— Start —

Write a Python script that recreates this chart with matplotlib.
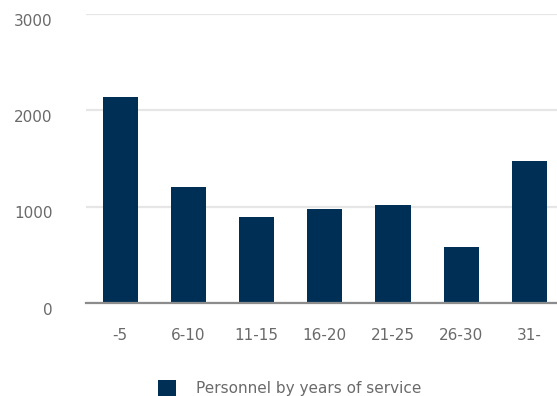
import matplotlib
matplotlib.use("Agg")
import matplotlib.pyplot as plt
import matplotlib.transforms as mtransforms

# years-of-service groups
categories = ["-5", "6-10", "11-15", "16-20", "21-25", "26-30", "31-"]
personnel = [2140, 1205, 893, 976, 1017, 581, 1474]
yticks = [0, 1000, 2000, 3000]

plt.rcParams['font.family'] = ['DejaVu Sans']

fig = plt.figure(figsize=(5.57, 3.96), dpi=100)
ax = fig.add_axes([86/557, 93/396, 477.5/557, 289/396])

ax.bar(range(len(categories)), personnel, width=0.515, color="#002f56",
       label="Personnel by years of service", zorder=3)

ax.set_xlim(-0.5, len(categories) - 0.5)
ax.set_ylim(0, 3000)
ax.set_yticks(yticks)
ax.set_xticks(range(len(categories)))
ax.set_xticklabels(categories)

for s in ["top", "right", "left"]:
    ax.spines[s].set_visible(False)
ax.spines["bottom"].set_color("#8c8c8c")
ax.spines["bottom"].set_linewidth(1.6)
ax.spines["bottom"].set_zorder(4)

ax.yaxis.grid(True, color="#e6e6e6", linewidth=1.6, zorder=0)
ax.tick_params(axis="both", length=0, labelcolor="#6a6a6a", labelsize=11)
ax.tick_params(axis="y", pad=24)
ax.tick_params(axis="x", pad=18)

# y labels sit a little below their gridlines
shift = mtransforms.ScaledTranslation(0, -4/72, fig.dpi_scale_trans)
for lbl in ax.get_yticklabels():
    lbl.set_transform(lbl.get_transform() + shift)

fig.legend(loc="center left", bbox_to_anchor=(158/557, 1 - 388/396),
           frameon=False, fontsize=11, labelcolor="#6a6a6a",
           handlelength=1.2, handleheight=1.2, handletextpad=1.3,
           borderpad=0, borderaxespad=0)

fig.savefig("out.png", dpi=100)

— End —

* **Set task**
Quote all the lines above exactly as given. Do not include the pictures.

* **Response below**
Write a Python script that recreates this chart with matplotlib.
import matplotlib
matplotlib.use("Agg")
import matplotlib.pyplot as plt
import matplotlib.transforms as mtransforms

# years-of-service groups
categories = ["-5", "6-10", "11-15", "16-20", "21-25", "26-30", "31-"]
personnel = [2140, 1205, 893, 976, 1017, 581, 1474]
yticks = [0, 1000, 2000, 3000]

plt.rcParams['font.family'] = ['DejaVu Sans']

fig = plt.figure(figsize=(5.57, 3.96), dpi=100)
ax = fig.add_axes([86/557, 93/396, 477.5/557, 289/396])

ax.bar(range(len(categories)), personnel, width=0.515, color="#002f56",
       label="Personnel by years of service", zorder=3)

ax.set_xlim(-0.5, len(categories) - 0.5)
ax.set_ylim(0, 3000)
ax.set_yticks(yticks)
ax.set_xticks(range(len(categories)))
ax.set_xticklabels(categories)

for s in ["top", "right", "left"]:
    ax.spines[s].set_visible(False)
ax.spines["bottom"].set_color("#8c8c8c")
ax.spines["bottom"].set_linewidth(1.6)
ax.spines["bottom"].set_zorder(4)

ax.yaxis.grid(True, color="#e6e6e6", linewidth=1.6, zorder=0)
ax.tick_params(axis="both", length=0, labelcolor="#6a6a6a", labelsize=11)
ax.tick_params(axis="y", pad=24)
ax.tick_params(axis="x", pad=18)

# y labels sit a little below their gridlines
shift = mtransforms.ScaledTranslation(0, -4/72, fig.dpi_scale_trans)
for lbl in ax.get_yticklabels():
    lbl.set_transform(lbl.get_transform() + shift)

fig.legend(loc="center left", bbox_to_anchor=(158/557, 1 - 388/396),
           frameon=False, fontsize=11, labelcolor="#6a6a6a",
           handlelength=1.2, handleheight=1.2, handletextpad=1.3,
           borderpad=0, borderaxespad=0)

fig.savefig("out.png", dpi=100)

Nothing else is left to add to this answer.